Plotting code records:
━━━━━━

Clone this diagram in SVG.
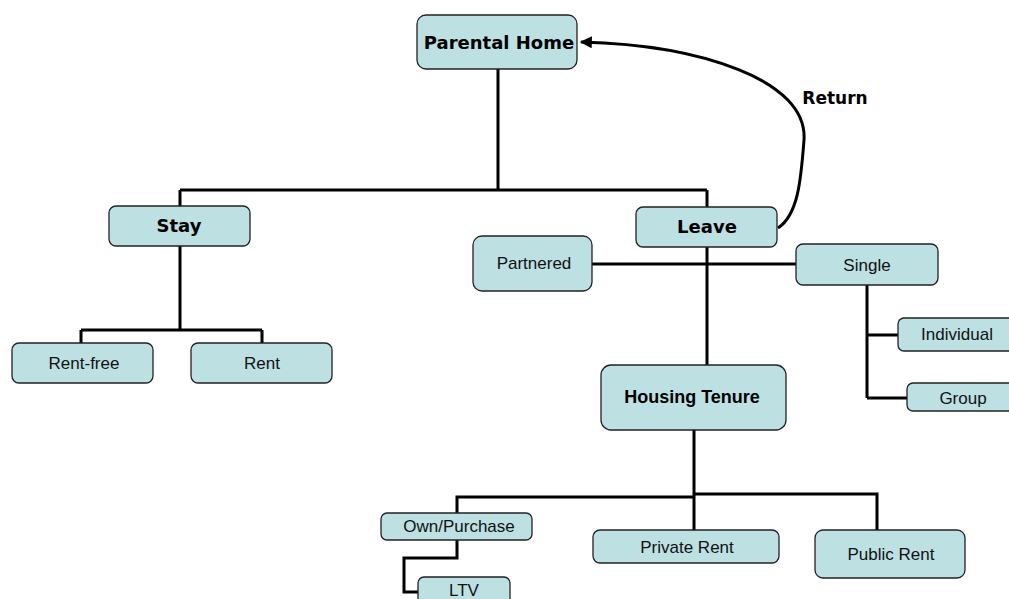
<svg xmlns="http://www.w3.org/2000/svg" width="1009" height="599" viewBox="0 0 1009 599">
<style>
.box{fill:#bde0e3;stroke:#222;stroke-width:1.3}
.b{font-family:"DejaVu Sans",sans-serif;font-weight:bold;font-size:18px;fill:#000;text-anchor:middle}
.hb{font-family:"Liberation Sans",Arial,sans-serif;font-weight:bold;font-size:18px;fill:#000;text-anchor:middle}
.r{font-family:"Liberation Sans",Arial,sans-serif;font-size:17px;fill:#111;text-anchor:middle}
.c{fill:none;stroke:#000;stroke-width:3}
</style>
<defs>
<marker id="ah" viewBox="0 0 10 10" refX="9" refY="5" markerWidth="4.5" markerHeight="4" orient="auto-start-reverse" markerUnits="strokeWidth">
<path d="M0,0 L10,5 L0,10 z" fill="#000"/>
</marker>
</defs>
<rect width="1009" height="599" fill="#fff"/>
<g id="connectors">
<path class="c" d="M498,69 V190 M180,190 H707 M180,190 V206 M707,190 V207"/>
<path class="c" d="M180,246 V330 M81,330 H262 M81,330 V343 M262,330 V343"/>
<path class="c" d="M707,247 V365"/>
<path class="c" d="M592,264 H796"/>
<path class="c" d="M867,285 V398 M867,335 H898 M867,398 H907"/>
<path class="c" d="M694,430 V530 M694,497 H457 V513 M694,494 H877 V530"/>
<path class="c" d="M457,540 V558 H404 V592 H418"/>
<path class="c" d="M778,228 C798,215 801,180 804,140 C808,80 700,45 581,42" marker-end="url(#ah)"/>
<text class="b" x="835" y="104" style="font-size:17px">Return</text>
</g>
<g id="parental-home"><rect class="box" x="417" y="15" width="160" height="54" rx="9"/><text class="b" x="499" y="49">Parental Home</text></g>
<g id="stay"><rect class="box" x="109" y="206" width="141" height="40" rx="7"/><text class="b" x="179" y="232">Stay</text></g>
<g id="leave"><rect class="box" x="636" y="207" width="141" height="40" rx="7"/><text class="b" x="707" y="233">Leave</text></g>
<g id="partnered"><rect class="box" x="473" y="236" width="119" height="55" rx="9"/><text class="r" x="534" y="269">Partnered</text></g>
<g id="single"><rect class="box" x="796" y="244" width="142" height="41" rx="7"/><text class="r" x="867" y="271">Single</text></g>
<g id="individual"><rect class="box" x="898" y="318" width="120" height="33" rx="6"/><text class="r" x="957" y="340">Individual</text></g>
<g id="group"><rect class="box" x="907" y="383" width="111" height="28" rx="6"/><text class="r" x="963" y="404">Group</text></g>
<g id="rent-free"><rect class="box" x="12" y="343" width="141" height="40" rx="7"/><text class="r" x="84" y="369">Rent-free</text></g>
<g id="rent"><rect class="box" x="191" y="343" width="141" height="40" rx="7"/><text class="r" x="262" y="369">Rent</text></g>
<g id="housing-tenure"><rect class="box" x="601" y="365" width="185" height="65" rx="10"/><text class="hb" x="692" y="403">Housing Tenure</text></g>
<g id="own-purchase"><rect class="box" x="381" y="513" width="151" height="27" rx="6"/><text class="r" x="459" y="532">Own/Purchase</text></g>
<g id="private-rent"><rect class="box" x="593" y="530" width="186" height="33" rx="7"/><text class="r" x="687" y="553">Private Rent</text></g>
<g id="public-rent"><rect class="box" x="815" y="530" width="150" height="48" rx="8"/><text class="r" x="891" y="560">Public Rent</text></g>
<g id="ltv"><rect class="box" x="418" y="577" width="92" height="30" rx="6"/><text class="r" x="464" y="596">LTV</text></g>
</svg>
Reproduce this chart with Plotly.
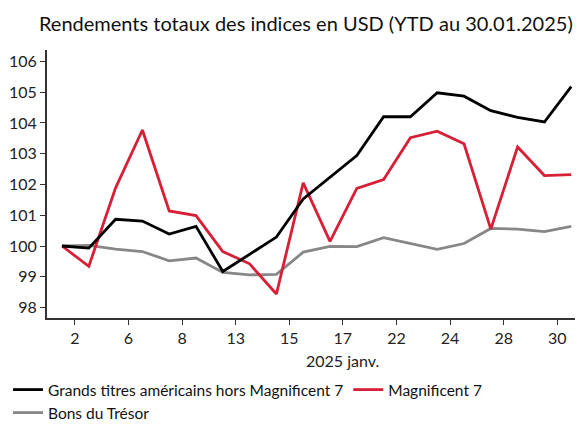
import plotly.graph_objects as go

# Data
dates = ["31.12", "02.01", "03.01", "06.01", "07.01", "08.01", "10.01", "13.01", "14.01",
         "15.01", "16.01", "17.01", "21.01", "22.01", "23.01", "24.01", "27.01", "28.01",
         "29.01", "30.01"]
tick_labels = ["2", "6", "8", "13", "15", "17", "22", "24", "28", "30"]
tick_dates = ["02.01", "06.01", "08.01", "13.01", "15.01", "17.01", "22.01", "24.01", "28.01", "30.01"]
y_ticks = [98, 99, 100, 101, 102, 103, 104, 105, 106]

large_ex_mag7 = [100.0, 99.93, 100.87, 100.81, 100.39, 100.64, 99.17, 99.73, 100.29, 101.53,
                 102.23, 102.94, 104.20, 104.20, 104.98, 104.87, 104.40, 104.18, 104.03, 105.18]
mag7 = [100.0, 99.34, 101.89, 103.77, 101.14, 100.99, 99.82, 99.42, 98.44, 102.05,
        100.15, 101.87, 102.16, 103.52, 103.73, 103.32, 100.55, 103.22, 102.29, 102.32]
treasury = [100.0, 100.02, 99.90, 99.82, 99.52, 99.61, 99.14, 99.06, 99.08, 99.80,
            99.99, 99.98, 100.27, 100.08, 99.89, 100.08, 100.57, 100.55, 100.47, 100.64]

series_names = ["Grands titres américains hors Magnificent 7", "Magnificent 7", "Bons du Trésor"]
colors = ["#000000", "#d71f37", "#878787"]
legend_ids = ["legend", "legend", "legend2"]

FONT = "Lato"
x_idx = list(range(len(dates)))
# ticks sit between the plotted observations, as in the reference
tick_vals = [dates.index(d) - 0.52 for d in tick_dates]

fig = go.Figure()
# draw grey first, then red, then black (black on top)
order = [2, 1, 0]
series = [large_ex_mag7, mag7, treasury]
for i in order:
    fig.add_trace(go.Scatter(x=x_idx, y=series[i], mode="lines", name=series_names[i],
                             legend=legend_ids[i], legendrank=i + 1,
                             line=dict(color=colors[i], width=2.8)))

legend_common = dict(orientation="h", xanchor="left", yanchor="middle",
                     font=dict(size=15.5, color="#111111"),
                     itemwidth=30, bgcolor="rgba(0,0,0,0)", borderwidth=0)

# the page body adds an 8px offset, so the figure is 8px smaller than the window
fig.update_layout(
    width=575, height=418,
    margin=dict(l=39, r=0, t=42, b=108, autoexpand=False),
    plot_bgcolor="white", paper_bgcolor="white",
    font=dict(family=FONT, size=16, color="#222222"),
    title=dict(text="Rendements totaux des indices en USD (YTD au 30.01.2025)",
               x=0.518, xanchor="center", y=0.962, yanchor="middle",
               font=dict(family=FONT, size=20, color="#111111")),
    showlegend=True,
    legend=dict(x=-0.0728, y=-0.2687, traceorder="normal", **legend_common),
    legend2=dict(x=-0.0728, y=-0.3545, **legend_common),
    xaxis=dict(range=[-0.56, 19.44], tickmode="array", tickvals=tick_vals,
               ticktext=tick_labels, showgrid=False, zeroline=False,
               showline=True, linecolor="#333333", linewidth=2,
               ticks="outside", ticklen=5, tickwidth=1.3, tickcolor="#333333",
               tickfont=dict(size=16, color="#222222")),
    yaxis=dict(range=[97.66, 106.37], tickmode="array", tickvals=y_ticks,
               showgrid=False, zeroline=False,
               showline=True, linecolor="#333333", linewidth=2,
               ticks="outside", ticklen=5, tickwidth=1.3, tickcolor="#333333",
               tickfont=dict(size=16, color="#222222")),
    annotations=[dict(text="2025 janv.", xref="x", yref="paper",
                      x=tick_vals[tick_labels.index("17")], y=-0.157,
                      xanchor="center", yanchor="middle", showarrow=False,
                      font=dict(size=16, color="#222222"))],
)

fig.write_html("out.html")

━━━━━━

→ Problem description: Your copy should hold only the lines from the one containing "Reproduce this chart with Plotly." through the one containing "import plotly.graph_objects as go", word for word, with no pictures.

→ Solution to this task:
Reproduce this chart with Plotly.
import plotly.graph_objects as go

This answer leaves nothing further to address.